This section continues to delineate the meaning of jnani by introducing two more concepts: via positiva and via negativa. The distinction between via positiva and via negativa (positive and negative paths) is borrowed from Christian theology, but given a different, though related meaning. So far jnani has been presented as a spiritual orientation of the transcendent, that is a way to transcend the limited sense of self via an orientation that includes enquiry, doubt, the will, and understanding. In examining the jnani Masters and traditions it seems that there are two ways whereby the narrow sense of self is overcome (or to put it another way, whereby one attains mystical union):

via positiva: mystical union through identification with the whole, following a progressive identification with more and more of the manifest world

via negativa: mystical union through dis-identification with the whole, following a progressive dis-identification with more and more of the manifest world

'via positiva is radical because it goes against the bulk of religious history. Most spiritual teachers have taught renunciation of the manifest world. Why? Because it is easy to persuade people that the world is wrong.'

In Christian theology the terms via negativa and via positiva are ways of worshipping God: either by denying him any attributes, as in the 'Divine Darkness' of Dyonisius the pseudo-Aeropagite, or by attributing to him all goodness, as in the more conventional theology of the Catholic Church. The use of the terms via negativa and via positiva to describe spiritual paths that may or may not be God-centred (theocentric) is an expansion of the older meaning. For example, although Therevadan Buddhism has no God or gods, it is clearly via negativa, at least in the form originally proposed by the Buddha.

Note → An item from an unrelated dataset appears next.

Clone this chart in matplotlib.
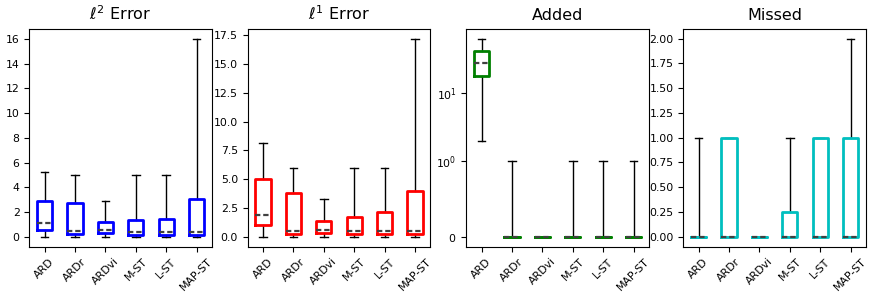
import matplotlib
matplotlib.use("Agg")
import matplotlib.pyplot as plt

methods = ["ARD", "ARDr", "ARDvi", "M-ST", "L-ST", "MAP-ST"]

titles = [r"$\ell^2$ Error", r"$\ell^1$ Error", "Added", "Missed"]
colors = ["b", "r", "g", "c"]

# ell2 error
l2_whislo = [0, 0, 0, 0, 0, 0]
l2_q1 = [0.52, 0.19, 0.30, 0.16, 0.16, 0.16]
l2_med = [1.10, 0.43, 0.51, 0.38, 0.38, 0.38]
l2_q3 = [2.86, 2.72, 1.19, 1.32, 1.40, 3.03]
l2_whishi = [5.25, 5.03, 2.90, 4.97, 4.97, 16.03]

# ell1 error
l1_whislo = [0, 0, 0, 0, 0, 0]
l1_q1 = [1.01, 0.26, 0.37, 0.20, 0.20, 0.20]
l1_med = [1.88, 0.49, 0.63, 0.49, 0.49, 0.49]
l1_q3 = [4.98, 3.79, 1.36, 1.70, 2.14, 3.97]
l1_whishi = [8.17, 6.00, 3.30, 6.00, 6.00, 17.20]

# added
ad_whislo = [2.0, 0, 0, 0, 0, 0]
ad_q1 = [18.0, 0, 0, 0, 0, 0]
ad_med = [28.0, 0, 0, 0, 0, 0]
ad_q3 = [41.0, 0, 0, 0, 0, 0]
ad_whishi = [63.0, 1, 0, 1, 1, 1]

# missed
ms_whislo = [0, 0, 0, 0, 0, 0]
ms_q1 = [0, 0, 0, 0, 0, 0]
ms_med = [0, 0, 0, 0, 0, 0]
ms_q3 = [0, 1, 0, 0.25, 1, 1]
ms_whishi = [1, 1, 0, 1, 1, 2]

panels = [
    (l2_whislo, l2_q1, l2_med, l2_q3, l2_whishi),
    (l1_whislo, l1_q1, l1_med, l1_q3, l1_whishi),
    (ad_whislo, ad_q1, ad_med, ad_q3, ad_whishi),
    (ms_whislo, ms_q1, ms_med, ms_q3, ms_whishi),
]

W, H = 878, 301
fig = plt.figure(figsize=(W / 100, H / 100), dpi=100)

lefts = [29.3, 247.7, 466.3, 683.3]
aw = 182.5
top, bottom = 28.7, 246.7

for i, (stats_arrs, title, col) in enumerate(zip(panels, titles, colors)):
    ax = fig.add_axes([lefts[i] / W, 1 - bottom / H, aw / W, (bottom - top) / H])
    lo, q1, med, q3, hi = stats_arrs
    stats = [dict(label=m, whislo=a, q1=b, med=c, q3=d, whishi=e, fliers=[])
             for m, a, b, c, d, e in zip(methods, lo, q1, med, q3, hi)]
    ax.bxp(stats, widths=0.5, showfliers=False,
           boxprops=dict(color=col, linewidth=2.0, zorder=3),
           medianprops=dict(color="0.25", linewidth=1.6,
                            linestyle=(0, (2.4, 1.3)), zorder=4),
           whiskerprops=dict(color="k", linewidth=1.0, zorder=1),
           capprops=dict(color="k", linewidth=1.0, zorder=1))
    if i == 2:
        ax.set_yscale("symlog", linthresh=1)
    ax.set_title(title, fontsize=11.5)
    ax.tick_params(axis="y", labelsize=7.8)
    ax.tick_params(axis="x", labelsize=7.8, labelrotation=45)
    ax.set_xlim(0.5, 6.5)

fig.savefig("out.png", dpi=100)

Hinduism has two terms which sum up the difference between the two paths: 'thou art that' for via positiva, and 'not this, not that' (neti, neti) for via negativa. 'Thou art that' (a motto adopted by Osho to sum up his early teachings) indicates the state in which the usual ego-state of separation is lost, and one become all things. 'Not this, not that' sums up the renunciative path where one disidentifies with one's body, mind, and past, and hence also loses the sense of separation with all things.

As with the distinction between jnani and bhakti, the distinction between via positiva and via negativa is about paths that lead to the same spiritual goal. However it may be that one can exercise more informed choice over the two paths than over the two orientations. Again, as with jnani and bhakti, the two paths are not separable, at least in their fulfilment.